▸ **Dataset content**
******

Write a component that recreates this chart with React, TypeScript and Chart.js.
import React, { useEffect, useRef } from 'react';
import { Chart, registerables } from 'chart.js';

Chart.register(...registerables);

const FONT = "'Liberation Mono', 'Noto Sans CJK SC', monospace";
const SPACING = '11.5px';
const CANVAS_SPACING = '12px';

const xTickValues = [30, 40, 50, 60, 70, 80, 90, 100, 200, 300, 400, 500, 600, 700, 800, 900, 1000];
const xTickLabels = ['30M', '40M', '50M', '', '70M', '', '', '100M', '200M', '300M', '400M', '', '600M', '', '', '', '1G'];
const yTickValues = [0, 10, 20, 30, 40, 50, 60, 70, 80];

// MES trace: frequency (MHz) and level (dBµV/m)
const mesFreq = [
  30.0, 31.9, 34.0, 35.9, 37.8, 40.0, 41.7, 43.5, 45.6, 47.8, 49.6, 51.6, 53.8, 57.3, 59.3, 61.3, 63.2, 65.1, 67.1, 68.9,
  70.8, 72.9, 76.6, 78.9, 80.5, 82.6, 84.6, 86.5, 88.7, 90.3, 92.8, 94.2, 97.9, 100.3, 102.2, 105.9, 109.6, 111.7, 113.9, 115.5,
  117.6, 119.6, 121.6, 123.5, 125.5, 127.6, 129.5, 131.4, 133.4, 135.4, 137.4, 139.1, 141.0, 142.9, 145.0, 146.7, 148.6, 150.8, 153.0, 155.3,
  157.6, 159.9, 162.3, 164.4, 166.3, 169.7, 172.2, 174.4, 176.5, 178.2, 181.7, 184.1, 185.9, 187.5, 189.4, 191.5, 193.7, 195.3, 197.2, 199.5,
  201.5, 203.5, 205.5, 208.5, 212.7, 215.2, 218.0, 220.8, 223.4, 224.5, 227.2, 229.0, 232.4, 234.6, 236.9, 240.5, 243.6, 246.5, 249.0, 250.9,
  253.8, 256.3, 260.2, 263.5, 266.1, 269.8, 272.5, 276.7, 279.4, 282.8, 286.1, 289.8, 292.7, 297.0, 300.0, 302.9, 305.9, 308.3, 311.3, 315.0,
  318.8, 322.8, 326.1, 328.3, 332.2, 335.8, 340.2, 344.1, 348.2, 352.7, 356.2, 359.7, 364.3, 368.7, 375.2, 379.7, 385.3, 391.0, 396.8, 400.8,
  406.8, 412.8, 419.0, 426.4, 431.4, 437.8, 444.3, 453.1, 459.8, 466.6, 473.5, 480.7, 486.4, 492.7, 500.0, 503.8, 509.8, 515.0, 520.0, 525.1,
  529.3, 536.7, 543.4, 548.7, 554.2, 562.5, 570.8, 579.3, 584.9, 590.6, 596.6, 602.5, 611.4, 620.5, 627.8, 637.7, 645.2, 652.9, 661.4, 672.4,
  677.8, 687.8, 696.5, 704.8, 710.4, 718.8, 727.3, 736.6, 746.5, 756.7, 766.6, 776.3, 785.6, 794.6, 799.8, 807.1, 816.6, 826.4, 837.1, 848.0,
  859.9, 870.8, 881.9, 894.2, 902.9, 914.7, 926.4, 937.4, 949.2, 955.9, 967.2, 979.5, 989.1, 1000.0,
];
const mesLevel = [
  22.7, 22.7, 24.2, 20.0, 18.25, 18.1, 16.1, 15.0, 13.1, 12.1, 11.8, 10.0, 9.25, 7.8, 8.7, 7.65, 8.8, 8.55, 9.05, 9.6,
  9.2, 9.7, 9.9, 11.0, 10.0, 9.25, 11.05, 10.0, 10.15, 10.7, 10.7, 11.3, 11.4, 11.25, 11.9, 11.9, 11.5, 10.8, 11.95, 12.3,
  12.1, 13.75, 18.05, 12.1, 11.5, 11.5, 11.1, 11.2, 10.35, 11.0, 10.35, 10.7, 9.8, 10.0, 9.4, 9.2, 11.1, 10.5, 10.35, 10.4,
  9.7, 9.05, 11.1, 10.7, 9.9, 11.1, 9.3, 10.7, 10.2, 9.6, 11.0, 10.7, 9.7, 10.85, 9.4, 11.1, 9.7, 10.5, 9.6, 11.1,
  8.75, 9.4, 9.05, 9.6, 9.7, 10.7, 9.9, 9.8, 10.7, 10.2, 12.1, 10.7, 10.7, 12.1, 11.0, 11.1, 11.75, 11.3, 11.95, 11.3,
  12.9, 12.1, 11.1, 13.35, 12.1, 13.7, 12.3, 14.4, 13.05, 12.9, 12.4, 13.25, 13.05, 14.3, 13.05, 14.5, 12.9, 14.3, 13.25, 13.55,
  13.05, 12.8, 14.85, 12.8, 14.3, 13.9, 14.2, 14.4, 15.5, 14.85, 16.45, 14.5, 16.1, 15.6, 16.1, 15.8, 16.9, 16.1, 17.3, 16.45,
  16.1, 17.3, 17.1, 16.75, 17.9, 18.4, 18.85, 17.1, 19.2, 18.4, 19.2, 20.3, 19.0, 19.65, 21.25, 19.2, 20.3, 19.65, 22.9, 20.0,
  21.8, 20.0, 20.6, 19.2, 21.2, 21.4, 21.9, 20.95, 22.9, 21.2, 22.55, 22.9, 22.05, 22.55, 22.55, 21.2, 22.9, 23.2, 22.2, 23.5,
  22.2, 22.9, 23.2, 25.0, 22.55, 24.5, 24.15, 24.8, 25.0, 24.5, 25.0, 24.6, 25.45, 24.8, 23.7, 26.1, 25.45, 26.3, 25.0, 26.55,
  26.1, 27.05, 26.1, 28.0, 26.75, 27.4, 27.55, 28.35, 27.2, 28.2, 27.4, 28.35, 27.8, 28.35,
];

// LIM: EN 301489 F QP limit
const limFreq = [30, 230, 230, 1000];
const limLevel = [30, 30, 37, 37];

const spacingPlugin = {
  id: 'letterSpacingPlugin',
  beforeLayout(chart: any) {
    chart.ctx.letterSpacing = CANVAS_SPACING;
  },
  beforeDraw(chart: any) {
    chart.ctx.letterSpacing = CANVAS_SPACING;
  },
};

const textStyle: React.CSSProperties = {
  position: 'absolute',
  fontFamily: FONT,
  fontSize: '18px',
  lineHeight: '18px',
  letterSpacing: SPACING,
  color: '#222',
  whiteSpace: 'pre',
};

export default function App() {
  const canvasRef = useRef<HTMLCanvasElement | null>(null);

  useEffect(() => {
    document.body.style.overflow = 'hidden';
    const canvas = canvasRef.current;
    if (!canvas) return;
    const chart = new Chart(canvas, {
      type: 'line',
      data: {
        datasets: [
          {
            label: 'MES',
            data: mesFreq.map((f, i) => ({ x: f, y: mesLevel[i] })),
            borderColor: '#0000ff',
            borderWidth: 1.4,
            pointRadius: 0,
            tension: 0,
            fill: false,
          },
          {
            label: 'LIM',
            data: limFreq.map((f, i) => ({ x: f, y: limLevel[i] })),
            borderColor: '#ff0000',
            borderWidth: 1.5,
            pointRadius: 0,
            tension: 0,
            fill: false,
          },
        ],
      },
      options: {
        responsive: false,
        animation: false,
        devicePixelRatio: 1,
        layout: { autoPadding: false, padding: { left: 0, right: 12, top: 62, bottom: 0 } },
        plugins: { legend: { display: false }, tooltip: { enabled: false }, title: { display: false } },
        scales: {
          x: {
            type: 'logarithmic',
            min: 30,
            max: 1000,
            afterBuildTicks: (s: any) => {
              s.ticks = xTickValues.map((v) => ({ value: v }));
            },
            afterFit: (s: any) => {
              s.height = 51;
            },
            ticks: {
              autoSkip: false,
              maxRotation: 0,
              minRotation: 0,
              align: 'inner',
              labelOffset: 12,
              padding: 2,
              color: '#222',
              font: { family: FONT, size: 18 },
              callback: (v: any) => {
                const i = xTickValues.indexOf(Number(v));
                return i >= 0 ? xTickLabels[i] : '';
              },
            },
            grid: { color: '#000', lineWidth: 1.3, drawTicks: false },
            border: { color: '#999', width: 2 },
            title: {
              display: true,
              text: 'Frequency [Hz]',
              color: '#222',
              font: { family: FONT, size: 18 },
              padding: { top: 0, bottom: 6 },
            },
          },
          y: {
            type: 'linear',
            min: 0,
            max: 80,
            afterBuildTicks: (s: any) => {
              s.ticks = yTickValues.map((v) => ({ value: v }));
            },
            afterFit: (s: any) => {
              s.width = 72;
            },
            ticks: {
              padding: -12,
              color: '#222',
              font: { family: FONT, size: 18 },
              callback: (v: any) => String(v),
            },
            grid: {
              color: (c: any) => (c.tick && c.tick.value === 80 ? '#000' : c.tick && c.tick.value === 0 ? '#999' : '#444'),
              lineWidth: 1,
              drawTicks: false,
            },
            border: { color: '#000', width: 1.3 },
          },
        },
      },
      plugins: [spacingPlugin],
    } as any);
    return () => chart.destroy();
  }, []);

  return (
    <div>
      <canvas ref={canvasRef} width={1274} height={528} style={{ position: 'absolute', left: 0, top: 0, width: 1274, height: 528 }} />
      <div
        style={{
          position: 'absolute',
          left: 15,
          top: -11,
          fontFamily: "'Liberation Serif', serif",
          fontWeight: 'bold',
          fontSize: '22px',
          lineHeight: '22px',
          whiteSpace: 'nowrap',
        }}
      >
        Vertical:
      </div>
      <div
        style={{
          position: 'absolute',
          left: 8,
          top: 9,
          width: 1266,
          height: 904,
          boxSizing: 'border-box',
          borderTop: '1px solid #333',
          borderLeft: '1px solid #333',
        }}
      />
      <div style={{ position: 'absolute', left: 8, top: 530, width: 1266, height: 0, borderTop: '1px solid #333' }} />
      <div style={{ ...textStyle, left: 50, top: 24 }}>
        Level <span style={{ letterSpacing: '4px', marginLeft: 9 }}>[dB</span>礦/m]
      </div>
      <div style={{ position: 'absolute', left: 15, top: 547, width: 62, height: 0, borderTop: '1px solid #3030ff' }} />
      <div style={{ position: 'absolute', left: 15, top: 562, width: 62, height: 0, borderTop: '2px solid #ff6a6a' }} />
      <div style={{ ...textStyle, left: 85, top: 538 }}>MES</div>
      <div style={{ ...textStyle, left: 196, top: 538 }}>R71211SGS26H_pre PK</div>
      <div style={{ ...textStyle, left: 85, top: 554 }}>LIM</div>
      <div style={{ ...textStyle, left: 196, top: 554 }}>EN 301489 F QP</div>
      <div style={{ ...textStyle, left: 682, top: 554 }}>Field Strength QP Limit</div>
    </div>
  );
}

******

▸ **Problem to work on**
Print, please, the lines from the first line of the material through the line that contains "Chart.register(...registerables);", exactly as written and with nothing added.

▸ **Exercise result**
Write a component that recreates this chart with React, TypeScript and Chart.js.
import React, { useEffect, useRef } from 'react';
import { Chart, registerables } from 'chart.js';

Chart.register(...registerables);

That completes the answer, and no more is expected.